WHAT NEEDS TO BE DONE: Retype the lines beneath this one, from the first through the line containing "const fmt = n => n.toLocaleString('en-US');". Pictures are left out.

THE INPUT:
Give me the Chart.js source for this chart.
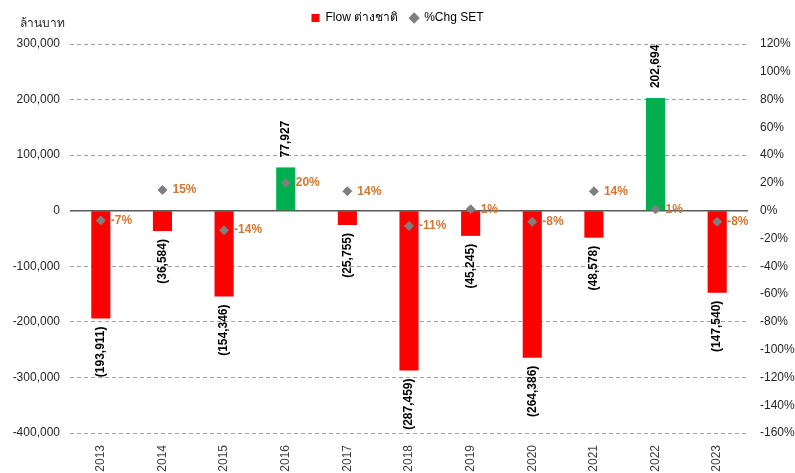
<!DOCTYPE html>
<html>
<head>
<meta charset="utf-8">
<script src="https://cdn.jsdelivr.net/npm/chart.js@4.4.0/dist/chart.umd.min.js"></script>
<style>
  html, body { margin: 0; padding: 0; background: #ffffff; }
  #wrap { width: 795px; height: 473px; position: relative; }
</style>
</head>
<body>
<div id="wrap"><canvas id="flowChart"></canvas></div>
<script>
// Foreign fund flow (million baht) vs SET % change, 2013-2023
const years = ['2013', '2014', '2015', '2016', '2017', '2018', '2019', '2020', '2021', '2022', '2023'];
const flowValues = [-193911, -36584, -154346, 77927, -25755, -287459, -45245, -264386, -48578, 202694, -147540];
const setChange = [-7, 15, -14, 20, 14, -11, 1, -8, 14, 1, -8];

const leftTicks = [-400000, -300000, -200000, -100000, 0, 100000, 200000, 300000];
const rightTicks = [-160, -140, -120, -100, -80, -60, -40, -20, 0, 20, 40, 60, 80, 100, 120];

const FONT = "'Liberation Sans', 'Noto Sans', sans-serif";
const RED = '#FF0000';
const GREEN = '#00B050';
const DIAMOND = '#7F7F7F';
const PCT_COLOR = '#D2772F';

const fmt = n => n.toLocaleString('en-US');

// draws the solid zero line, the unit caption and the value labels
const labelPlugin = {
  id: 'valueLabels',
  beforeDatasetsDraw(chart) {
    const { ctx, chartArea, scales } = chart;
    const y0 = scales.y.getPixelForValue(0);
    ctx.save();
    ctx.strokeStyle = '#595959';
    ctx.lineWidth = 1.5;
    ctx.beginPath();
    ctx.moveTo(chartArea.left, y0);
    ctx.lineTo(chartArea.right, y0);
    ctx.stroke();
    ctx.restore();
  },
  afterDatasetsDraw(chart) {
    const { ctx, chartArea } = chart;
    ctx.save();

    // unit caption
    ctx.font = '12px ' + FONT;
    ctx.fillStyle = '#262626';
    ctx.textAlign = 'left';
    ctx.textBaseline = 'middle';
    ctx.fillText('ล้านบาท', chartArea.left - 50, chartArea.top - 20);

    // bar labels, rotated
    ctx.font = 'bold 12px ' + FONT;
    ctx.fillStyle = '#000000';
    const barMeta = chart.getDatasetMeta(0);
    barMeta.data.forEach((bar, i) => {
      const v = flowValues[i];
      const txt = v < 0 ? '(' + fmt(-v) + ')' : fmt(v);
      ctx.save();
      ctx.translate(bar.x, v < 0 ? bar.y + 8 : bar.y - 10);
      ctx.rotate(-Math.PI / 2);
      ctx.textAlign = v < 0 ? 'right' : 'left';
      ctx.textBaseline = 'middle';
      ctx.fillText(txt, 0, 0);
      ctx.restore();
    });

    // percent labels beside the diamonds
    ctx.fillStyle = PCT_COLOR;
    ctx.textAlign = 'left';
    ctx.textBaseline = 'middle';
    const pctMeta = chart.getDatasetMeta(1);
    pctMeta.data.forEach((pt, i) => {
      ctx.fillText(setChange[i] + '%', pt.x + 10, pt.y);
    });
    ctx.restore();
  }
};

const ctx = document.getElementById('flowChart').getContext('2d');
const chart = new Chart(ctx, {
  type: 'bar',
  data: {
    labels: years,
    datasets: [{
      type: 'bar',
      label: 'Flow ต่างชาติ',
      data: flowValues,
      backgroundColor: flowValues.map(v => v < 0 ? RED : GREEN),
      borderWidth: 0,
      barPercentage: 0.31,
      categoryPercentage: 1,
      yAxisID: 'y',
      order: 2,
      pointStyle: 'rect'
    }, {
      type: 'line',
      label: '%Chg SET',
      data: setChange,
      showLine: false,
      pointStyle: 'rectRot',
      pointRadius: 4.5,
      pointBackgroundColor: DIAMOND,
      pointBorderColor: DIAMOND,
      backgroundColor: DIAMOND,
      borderColor: DIAMOND,
      yAxisID: 'y2',
      order: 1
    }]
  },
  options: {
    responsive: true,
    maintainAspectRatio: false,
    animation: false,
    layout: { padding: { top: 0, left: 0, right: 0, bottom: 0 } },
    plugins: {
      tooltip: { enabled: false },
      // empty title used as a spacer between legend and plot
      title: {
        display: true,
        text: '',
        weight: 500,
        font: { size: 10, lineHeight: 1 },
        padding: 0
      },
      legend: {
        display: true,
        position: 'top',
        weight: 3000,
        labels: {
          usePointStyle: true,
          boxWidth: 8,
          boxHeight: 8,
          padding: 12,
          color: '#404040',
          font: { family: FONT, size: 12 },
          generateLabels: chart => chart.data.datasets.map((ds, i) => ({
            text: ds.label,
            fillStyle: i === 0 ? RED : DIAMOND,
            strokeStyle: i === 0 ? RED : DIAMOND,
            lineWidth: 0,
            pointStyle: ds.pointStyle,
            datasetIndex: i
          }))
        }
      }
    },
    scales: {
      x: {
        grid: { display: false },
        border: { display: false },
        ticks: {
          minRotation: 90,
          maxRotation: 90,
          color: '#404040',
          font: { family: FONT, size: 12 },
          padding: 4
        },
        afterFit: s => { s.height = 40; }
      },
      y: {
        position: 'left',
        min: -400000,
        max: 300000,
        afterBuildTicks: s => { s.ticks = leftTicks.map(v => ({ value: v })); },
        grid: {
          drawTicks: false,
          color: c => c.tick && c.tick.value === 0 ? 'rgba(0,0,0,0)' : '#A0A0A0',
          lineWidth: 1
        },
        border: { display: false, dash: [4, 3] },
        ticks: {
          color: '#262626',
          font: { family: FONT, size: 12 },
          padding: 10,
          callback: v => fmt(v)
        },
        afterFit: s => { s.width = 70; }
      },
      y2: {
        position: 'right',
        min: -160,
        max: 120,
        afterBuildTicks: s => { s.ticks = rightTicks.map(v => ({ value: v })); },
        grid: { display: false, drawTicks: false },
        border: { display: false },
        ticks: {
          color: '#262626',
          font: { family: FONT, size: 12 },
          padding: 12,
          callback: v => v + '%'
        },
        afterFit: s => { s.width = 47; }
      }
    }
  },
  plugins: [labelPlugin]
});
</script>
</body>
</html>
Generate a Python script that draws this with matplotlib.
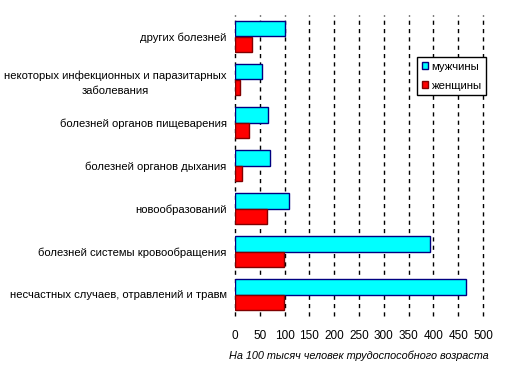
import numpy as np
import matplotlib
matplotlib.use("Agg")
import matplotlib.pyplot as plt
import matplotlib.patches as mpatches

plt.rcParams["font.family"] = ["Liberation Sans", "DejaVu Sans"]

# Категории сверху вниз
categories = [
    "других болезней",
    "некоторых инфекционных и паразитарных\nзаболевания",
    "болезней органов пищеварения",
    "болезней органов дыхания",
    "новообразований",
    "болезней системы кровообращения",
    "несчастных случаев, отравлений и травм",
]
men = [100, 55, 66, 71, 109, 394, 465]
women = [34, 11, 28, 15, 64, 98, 98]
xticks = list(range(0, 501, 50))

W, H = 514, 373
fig = plt.figure(figsize=(W / 100, H / 100), dpi=100)
ax = fig.add_axes([235 / W, 1 - 316 / H, (483 - 235) / W, (316 - 15) / H])

y = np.arange(len(categories))
bh = 0.35
ax.barh(y - bh / 2, men, height=bh, color="#00FFFF", edgecolor="#000080",
        lw=1.0, label="мужчины", zorder=3)
ax.barh(y + bh / 2, women, height=bh, color="#FF0000", edgecolor="#800000",
        lw=1.0, label="женщины", zorder=3)

ax.set_ylim(len(categories) - 0.5, -0.5)
ax.set_xlim(0, 500)
ax.set_yticks(y)
ax.set_yticklabels(categories, fontsize=8.1, ha="right", multialignment="center",
                   linespacing=1.6)
ax.tick_params(axis="y", length=0, pad=6)
ax.set_xticks(xticks)
ax.set_xticklabels([str(v) for v in xticks], fontsize=8.5)
ax.tick_params(axis="x", length=0, pad=10)

for v in xticks:
    ax.axvline(v, color="black", lw=1.0, ls=(0, (3, 3)), zorder=1, clip_on=False)
for s in ax.spines.values():
    s.set_visible(False)

ax.set_xlabel("На 100 тысяч человек трудоспособного возраста",
              fontsize=7.85, style="italic", labelpad=6)

handles = [mpatches.Patch(facecolor="#00FFFF", edgecolor="#000080", label="мужчины"),
           mpatches.Patch(facecolor="#FF0000", edgecolor="#800000", label="женщины")]
leg = fig.legend(handles=handles, loc="upper left",
                 bbox_to_anchor=(417 / W, 1 - 57 / H), fontsize=8.2,
                 frameon=True, fancybox=False, framealpha=1, edgecolor="black",
                 handlelength=0.55, handleheight=0.55, handletextpad=0.3,
                 labelspacing=0.8, borderpad=0.4, borderaxespad=0)
leg.get_frame().set_linewidth(1.0)

fig.savefig("out.png", dpi=100)
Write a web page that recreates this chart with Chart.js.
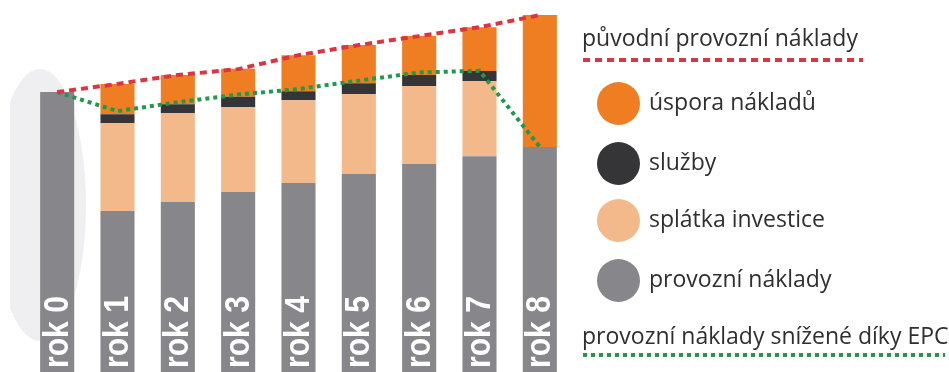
<!DOCTYPE html>
<html>
<head>
<meta charset="UTF-8">
<title>EPC náklady</title>
<script src="https://cdn.jsdelivr.net/npm/chart.js@4.4.1/dist/chart.umd.min.js"></script>
<style>
    html, body { margin: 0; padding: 0; background: #fff; }
    #wrap { position: relative; width: 949px; height: 372px; overflow: hidden; }
    #graf { position: absolute; left: 0; top: 0; }
    .leg { position: absolute; font-family: "Open Sans", sans-serif; font-size: 23px; color: #2f2f2f; white-space: nowrap; }
    .tecka { position: absolute; width: 43px; height: 43px; border-radius: 50%; left: 597px; }
    .cara { position: absolute; height: 4px; }
</style>
</head>
<body>
<div id="wrap">
    <canvas id="graf" width="949" height="372"></canvas>

    <div class="leg" style="left:582px; top:21px;">původní provozní náklady</div>
    <div class="cara" style="left:583px; top:58px; width:280px; background: repeating-linear-gradient(90deg, #dc3441 0 7px, transparent 7px 12px);"></div>

    <div class="tecka" style="top:82px; background:#ef7d22;"></div>
    <div class="leg" style="left:649px; top:85px;">úspora nákladů</div>
    <div class="tecka" style="top:142px; background:#353537;"></div>
    <div class="leg" style="left:649px; top:145px;">služby</div>
    <div class="tecka" style="top:199px; background:#f3b98a;"></div>
    <div class="leg" style="left:649px; top:202px;">splátka investice</div>
    <div class="tecka" style="top:259px; background:#87878b;"></div>
    <div class="leg" style="left:649px; top:262px;">provozní náklady</div>

    <div class="leg" style="left:582px; top:319px;">provozní náklady snížené díky EPC</div>
    <div class="cara" style="left:583px; top:353px; width:362px; background: repeating-linear-gradient(90deg, #1f9a4a 0 4px, transparent 4px 8px);"></div>
</div>

<script>
    // roky
    const roky = ['rok 0', 'rok 1', 'rok 2', 'rok 3', 'rok 4', 'rok 5', 'rok 6', 'rok 7', 'rok 8'];

    // slozky sloupcu (rok 0 = 100)
    const provozniNaklady = [100, 57.5, 60.7, 64.3, 67.5, 70.7, 74.3, 77.1, 80.4];
    const splatkaInvestice = [0, 31.4, 31.8, 30.4, 29.6, 28.6, 27.9, 26.8, 0];
    const sluzby = [0, 3.2, 3.2, 3.6, 3.2, 3.9, 3.9, 3.6, 0];
    const usporaNakladu = [0, 10.8, 10.4, 10, 12.9, 13.6, 13.9, 15.7, 47.1];

    // cary
    const puvodniNaklady = [100, 102.9, 106.1, 108.2, 113.2, 116.8, 120, 123.2, 127.5];
    const snizeneNaklady = [100, 93.2, 96.4, 99.1, 101.1, 104.1, 107, 107.6, 80.4];

    const pozadi = {
        id: 'pozadi',
        beforeDraw(chart) {
            const c = chart.ctx;
            c.save();
            c.fillStyle = '#efeff2';
            c.beginPath();
            c.ellipse(40, 205, 46, 136, 0, 0, Math.PI * 2);
            c.fill();
            c.fillStyle = '#fff';
            c.fillRect(0, 0, 10, 372);
            c.restore();
        }
    };

    const popisky = {
        id: 'popisky',
        afterDatasetsDraw(chart) {
            const c = chart.ctx;
            const x = chart.scales.x;
            c.save();
            c.fillStyle = '#ffffff';
            c.font = 'bold 35px "Liberation Sans", Arial, sans-serif';
            c.textAlign = 'left';
            c.textBaseline = 'middle';
            roky.forEach((r, i) => {
                c.save();
                c.translate(x.getPixelForValue(i) + 1, chart.chartArea.bottom - 4);
                c.rotate(-Math.PI / 2);
                c.scale(0.86, 1);
                c.fillText(r, 0, 0);
                c.restore();
            });
            c.restore();
        }
    };

    new Chart(document.getElementById('graf'), {
        type: 'bar',
        data: {
            labels: roky,
            datasets: [
                {type: 'line', label: 'původní provozní náklady', data: puvodniNaklady, stack: 'a',
                    borderColor: '#dc3441', borderWidth: 4, borderDash: [7, 5], pointRadius: 0, tension: 0, order: 0},
                {type: 'line', label: 'provozní náklady snížené díky EPC', data: snizeneNaklady, stack: 'b',
                    borderColor: '#1f9a4a', borderWidth: 4, borderDash: [4, 4], pointRadius: 0, tension: 0, order: 0},
                {label: 'provozní náklady', data: provozniNaklady, backgroundColor: '#87878b', stack: 's', order: 1},
                {label: 'splátka investice', data: splatkaInvestice, backgroundColor: '#f3b98a', stack: 's', order: 1},
                {label: 'služby', data: sluzby, backgroundColor: '#353537', stack: 's', order: 1},
                {label: 'úspora nákladů', data: usporaNakladu, backgroundColor: '#ef7d22', stack: 's', order: 1}
            ]
        },
        options: {
            responsive: false,
            animation: false,
            layout: {padding: {left: 27, right: 379, top: 0, bottom: 0}},
            datasets: {bar: {categoryPercentage: 1, barPercentage: 0.565}},
            scales: {
                x: {display: false, stacked: true},
                y: {display: false, stacked: true, min: 0, max: 132.9}
            },
            plugins: {
                legend: {display: false},
                tooltip: {enabled: false}
            }
        },
        plugins: [pozadi, popisky]
    });
</script>
</body>
</html>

RESULT OF THIS EXERCISE:
Give me the Chart.js source for this chart.
<!DOCTYPE html>
<html>
<head>
<meta charset="utf-8">
<script src="https://cdn.jsdelivr.net/npm/chart.js@4.4.0/dist/chart.umd.min.js"></script>
<style>
  html, body { margin: 0; padding: 0; background: #ffffff; }
  #wrap { width: 795px; height: 473px; position: relative; }
</style>
</head>
<body>
<div id="wrap"><canvas id="flowChart"></canvas></div>
<script>
// Foreign fund flow (million baht) vs SET % change, 2013-2023
const years = ['2013', '2014', '2015', '2016', '2017', '2018', '2019', '2020', '2021', '2022', '2023'];
const flowValues = [-193911, -36584, -154346, 77927, -25755, -287459, -45245, -264386, -48578, 202694, -147540];
const setChange = [-7, 15, -14, 20, 14, -11, 1, -8, 14, 1, -8];

const leftTicks = [-400000, -300000, -200000, -100000, 0, 100000, 200000, 300000];
const rightTicks = [-160, -140, -120, -100, -80, -60, -40, -20, 0, 20, 40, 60, 80, 100, 120];

const FONT = "'Liberation Sans', 'Noto Sans', sans-serif";
const RED = '#FF0000';
const GREEN = '#00B050';
const DIAMOND = '#7F7F7F';
const PCT_COLOR = '#D2772F';

const fmt = n => n.toLocaleString('en-US');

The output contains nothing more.